Module 1: Living with
Meet Jørgen
Growing up
I was the middle child of three siblings and grew up in rural surroundings in West Norway. The nearest city was Bergen, a few hours’ drive away. My childhood was safe and secure in a small and orderly environment with nine pupils in my class. Everyone knew each other and it was easy to form new friendships.
I was diagnosed with Duchenne muscular dystrophy at the age of four. At that time I could walk and stand, but could not run. It prevented me from playing with other children and it stressed me out trying to keep up with them. Nonetheless, I managed to establish contact with some of the other children in the village.
I got an electric wheelchair when I was eight and I used to sit on the sideline whilst the other children played football in the school playground. It didn’t bother me, as I didn’t think that I was the only one who couldn’t play football. The wheelchair enabled me to accompany my family for walks in the woods. I was more independent and could move faster outdoors.
Playing with other children
Family togetherness was always important. Even though I was more challenged than my siblings in general, my parents always focused on treating us quite equally. To the extent possible, they wanted us to do the same activities whether it was a fishing trip, walk in the woods and fields or just playing with the other children in the neighbourhood. The main focus was my parents’ idea that my handicap wasn’t going to signify my daily life. I was going to do what other children could do as much as possible. I wasn’t going to sit indoors and think about everything I couldn’t do.

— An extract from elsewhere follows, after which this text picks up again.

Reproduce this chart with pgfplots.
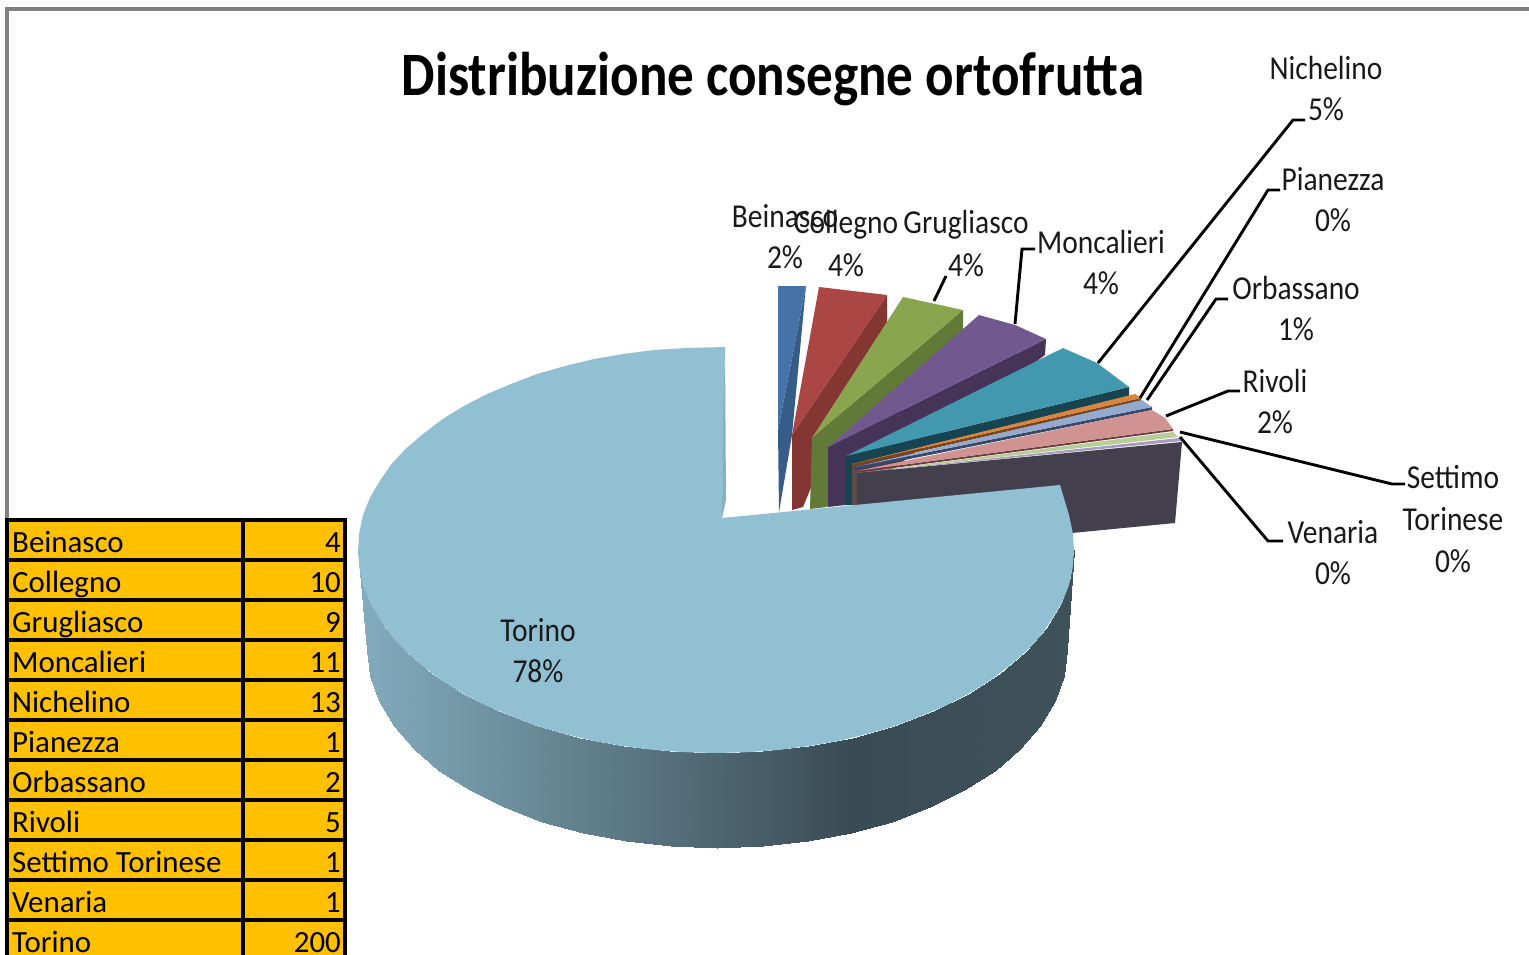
\documentclass[border=0pt]{standalone}
\usepackage{fontspec}
\setmainfont{Carlito}
\usepackage{pgfplots}
\pgfplotsset{compat=1.18}
\newfontfamily\lab[FakeStretch=0.88]{Carlito}
\newfontfamily\tit[FakeStretch=0.86]{Carlito Bold}
\definecolor{cella}{HTML}{FFC000}
\definecolor{blu}{HTML}{4572A7}\definecolor{bluS}{HTML}{365C8A}
\definecolor{ros}{HTML}{AA4643}\definecolor{rosS}{HTML}{843633}
\definecolor{ver}{HTML}{89A54E}\definecolor{verS}{HTML}{627A38}
\definecolor{vio}{HTML}{71588F}\definecolor{vioS}{HTML}{453358}
\definecolor{tea}{HTML}{4198AF}\definecolor{teaS}{HTML}{174450}
\definecolor{ora}{HTML}{DB843D}\definecolor{oraS}{HTML}{78461E}
\definecolor{azz}{HTML}{93A9CF}\definecolor{azzS}{HTML}{384866}
\definecolor{pin}{HTML}{D19392}\definecolor{pinS}{HTML}{6A3E3E}
\definecolor{lim}{HTML}{B9CD96}
\definecolor{lil}{HTML}{A99BBD}
\definecolor{scu}{HTML}{443F4C}
\definecolor{mix}{HTML}{5B4A4A}
\definecolor{tor}{HTML}{92C0D3}
\definecolor{torS}{HTML}{85B0C2}
\pgfplotsset{
  poly/.style={draw=none,fill=#1,forget plot},
  lead/.style={black,line width=2.9pt,forget plot},
  tline/.style={black,line width=3.3pt,forget plot},
}
\newcommand{\lbl}[3]{\node[font=\fontsize{33.6}{35}\selectfont\lab,text=black!90,inner sep=0pt,anchor=center] at (axis cs:#1,#2) {#3};}
\newcommand{\cell}[3]{\node[font=\fontsize{31}{33}\selectfont,inner sep=0pt,anchor=base west] at (axis cs:12,#1) {#2};
  \node[font=\fontsize{31}{33}\selectfont,inner sep=0pt,anchor=base east] at (axis cs:341,#1) {#3};}
\begin{document}
\begin{tikzpicture}
\path[use as bounding box] (0,0) rectangle (1529bp,955bp);
\begin{axis}[
  scale only axis,width=1529bp,height=955bp,
  xmin=0,xmax=1529,ymin=0,ymax=955,y dir=reverse,
  hide axis,clip=true,
  colormap={piano}{rgb255(0cm)=(131,172,190); rgb255(69cm)=(57,75,84); rgb255(100cm)=(63,81,89)},
]
% cornice
\addplot[color=black!50,line width=3.4pt,forget plot] coordinates {(7,520)(7,9)(1529,9)};

% tabella
\addplot[poly=cella] coordinates {(7,520)(345,520)(345,955)(7,955)};
\addplot[tline] coordinates {(7,955)(7,520)(345,520)(345,955)};
\addplot[tline] coordinates {(243,520)(243,955)};
\addplot[tline] coordinates {(7,560)(345,560)};
\addplot[tline] coordinates {(7,600)(345,600)};
\addplot[tline] coordinates {(7,640)(345,640)};
\addplot[tline] coordinates {(7,680)(345,680)};
\addplot[tline] coordinates {(7,720)(345,720)};
\addplot[tline] coordinates {(7,760)(345,760)};
\addplot[tline] coordinates {(7,800)(345,800)};
\addplot[tline] coordinates {(7,840)(345,840)};
\addplot[tline] coordinates {(7,880)(345,880)};
\addplot[tline] coordinates {(7,920)(345,920)};
\cell{552}{Beinasco}{4}
\cell{592}{Collegno}{10}
\cell{632}{Grugliasco}{9}
\cell{672}{Moncalieri}{11}
\cell{712}{Nichelino}{13}
\cell{752}{Pianezza}{1}
\cell{792}{Orbassano}{2}
\cell{832}{Rivoli}{5}
\cell{872}{Settimo Torinese}{1}
\cell{912}{Venaria}{1}
\cell{952}{Torino}{200}

% fette staccate: lato, poi faccia
\addplot[poly=bluS] coordinates {(806,286)(792,435)(779,512)(778,430)};
\addplot[poly=blu] coordinates {(778,286)(806,286)(778,430)};
\addplot[poly=rosS] coordinates {(887,295)(887,323)(810,490)(803,507)(792,510)(792,435)};
\addplot[poly=ros] coordinates {(819,287)(887,295)(792,435)};
\addplot[poly=verS] coordinates {(963,310)(963,330)(827,507)(810,509)(812,438)};
\addplot[poly=ver] coordinates {(903,297)(963,310)(812,438)};
\addplot[poly=vioS] coordinates {(1046,339)(1045,355)(845,505)(828,507)(828,447)};
\addplot[poly=vio] coordinates {(979,315)(1015,325)(1046,339)(828,447)};
\addplot[poly=teaS] coordinates {(1129,387)(1129,396)(852,464)(852,505)(845,505)(846,456)};
\addplot[poly=tea] coordinates {(1063,348)(1097,363)(1129,387)(846,456)};
\addplot[poly=mix] coordinates {(852,464)(857,473)(857,505)(852,505)};
\addplot[poly=oraS] coordinates {(1141,398)(1141,401)(852,467)(852,464)};
\addplot[poly=ora] coordinates {(1135,394)(1141,398)(852,464)};
\addplot[poly=azzS] coordinates {(1152,407)(1152,410)(855,470)(855,467)};
\addplot[poly=azz] coordinates {(1142,400)(1152,407)(855,467)};
\addplot[poly=pinS] coordinates {(1173,429)(1173,431)(856,473)(856,471)};
\addplot[poly=pin] coordinates {(1152,410)(1165,418)(1173,429)(856,471)};
\addplot[poly=lim] coordinates {(1173,432)(1178,437)(857,473)};
\addplot[poly=lil] coordinates {(1179,438)(1182,441)(857,473)};
% lato scuro di Torino
\addplot[poly=scu] coordinates {(857,473)(1182,442)(1175,523)(1072,533)(857,533)};

% Torino, lato sfumato
\addplot[surf,shader=interp,mesh/rows=2,point meta=x,forget plot] coordinates {
(358,550)(361,576.5)(370,602.5)(385.2,627.7)(406,651.5)(432,673.6)(463,693.5)(498,711)(537,726)(579,737.5)(623,746)(669.3,751.3)(716,753)(762.7,751.3)(809,746)(853,737.5)(895,726)(934,711)(969,693.5)(1000,673.6)(1026,651.5)(1046.8,627.7)(1062,602.5)(1071,576.5)(1074,550)

(367,650)(370,676)(379,701)(393.6,725.8)(414,749)(439.3,770.5)(470,790)(504,807)(542,821.5)(583,833)(626,841)(671.3,846.3)(717,848)(762.7,846.3)(808,841)(851,833)(892,821.5)(930,807)(964,790)(994.7,770.5)(1020,749)(1040.4,725.8)(1055,701)(1064,676)(1067,650)
};
% Torino, faccia
\addplot[poly=tor] coordinates {
(725,347)(685,348)(654,350)(623,354)(594,359)(565,366)(537,374)(511,384)(486,394.5)(463,406.5)(442,419.5)(423,434)(406,448.5)(391.5,464)(380,480.6)(370,497.5)(363,515)(359.4,532)(358,550)
(359.4,568)(363,585)(370,602.5)(380,619)(391.5,636)(406,651.5)(423,666)(442,680.5)(463,693.5)(486,705.5)(511,716)(537,726)(565,734)(594,741)(623,746)(654,750)(685,752.2)(716,753)
(747,752.2)(778,750)(809,746)(838,741)(867,734)(895,726)(921,716)(946,705.5)(969,693.5)(990,680.5)(1009,666)(1026,651.5)(1040.5,636)(1052,619)(1062,602.5)(1069,585)(1072.6,568)(1074,550)
(1072.6,532)(1069,515)(1060,485)(722,518)};
\addplot[poly=torS] coordinates {(725,347)(726,500)(722,518)(723,420)};

% linee guida
\addplot[lead] coordinates {(946,276)(934,301)};
\addplot[lead] coordinates {(1035,249)(1022,249)(1015,324)};
\addplot[lead] coordinates {(1305,120)(1293,120)(1098,363)};
\addplot[lead] coordinates {(1280,190)(1268,190)(1140,398)};
\addplot[lead] coordinates {(1228,299)(1216,299)(1147,400)};
\addplot[lead] coordinates {(1240,391)(1228,391)(1166,416)};
\addplot[lead] coordinates {(1405,484)(1392,484)(1180,432)};
\addplot[lead] coordinates {(1283,541)(1268,541)(1180,437)};

% titolo ed etichette
\node[font=\fontsize{62}{64}\selectfont\tit,inner sep=0pt,anchor=center] at (axis cs:773,79) {Distribuzione consegne ortofrutta};
\lbl{785}{216}{Beinasco}\lbl{785}{257}{2\%}
\lbl{846}{225}{Collegno}\lbl{846}{265}{4\%}
\lbl{966}{225}{Grugliasco}\lbl{966}{265}{4\%}
\lbl{1101}{242}{Moncalieri}\lbl{1101}{283}{4\%}
\lbl{1326}{68}{Nichelino}\lbl{1326}{109}{5\%}
\lbl{1333}{179}{Pianezza}\lbl{1333}{220}{0\%}
\lbl{1296}{288}{Orbassano}\lbl{1296}{329}{1\%}
\lbl{1275}{381}{Rivoli}\lbl{1275}{422}{2\%}
\lbl{1453}{477}{Settimo}\lbl{1453}{519}{Torinese}\lbl{1453}{561}{0\%}
\lbl{1333}{532}{Venaria}\lbl{1333}{573}{0\%}
\lbl{538}{630}{Torino}\lbl{538}{671}{78\%}
\end{axis}
\end{tikzpicture}
\end{document}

My mother ordered me to go outside and play if had been sitting indoors too much.
In hindsight, I think my parents thought that no one was to be too concerned about the fact that I was handicapped. But, of course, my handicap was the focus of attention when I had to adapt to assistive devices, meet medical personnel in connection with outpatient check-ups, and training and physiotherapy, etc.
The importance of good respite care
The values and attitudes I possess today mainly come from my parents, but something else also turned out to be an important source of inspiration.
Having a handicapped child leads to limitations. A parent can feel that many things have to be taken into consideration, which can also affect the relationship between the mother and father. However, there was one solution that worked very well for both my parents and me. When attending the outpatient clinic for a check up at the age of ten, we were offered respite care.
Parents of handicapped children are offered respite care to give them a rest and break. The children, however, get to experience a different type of day with several mandatory or voluntary activities. Although, my respite care was not entirely different to my normal daily life. I took my school homework with me and the special education department at the respite care centre followed me up. I also met others in a similar situation and gradually became well-acquainted with four other users. Even though it was very important to me to have friends that were not handicapped, I also learned a lot from others in the same situation as me. At that time, it was immensely inspiring. In that way, I learned how to be more independent and I believed more and more that I could manage on my own. It could just be a simple thing like going to the shop and asking a shop assistant for help if I couldn’t find a product. Activities were also staged, making it possible to visit the city centre (Bergen). For me who came from a small village with few services, this was a huge change of scenery. I soon discovered that this was where I wanted to live when I grew up.
If it is possible to meet like-minded people in similar places, I look upon it as a perfect opportunity and one that I wholeheartedly recommend.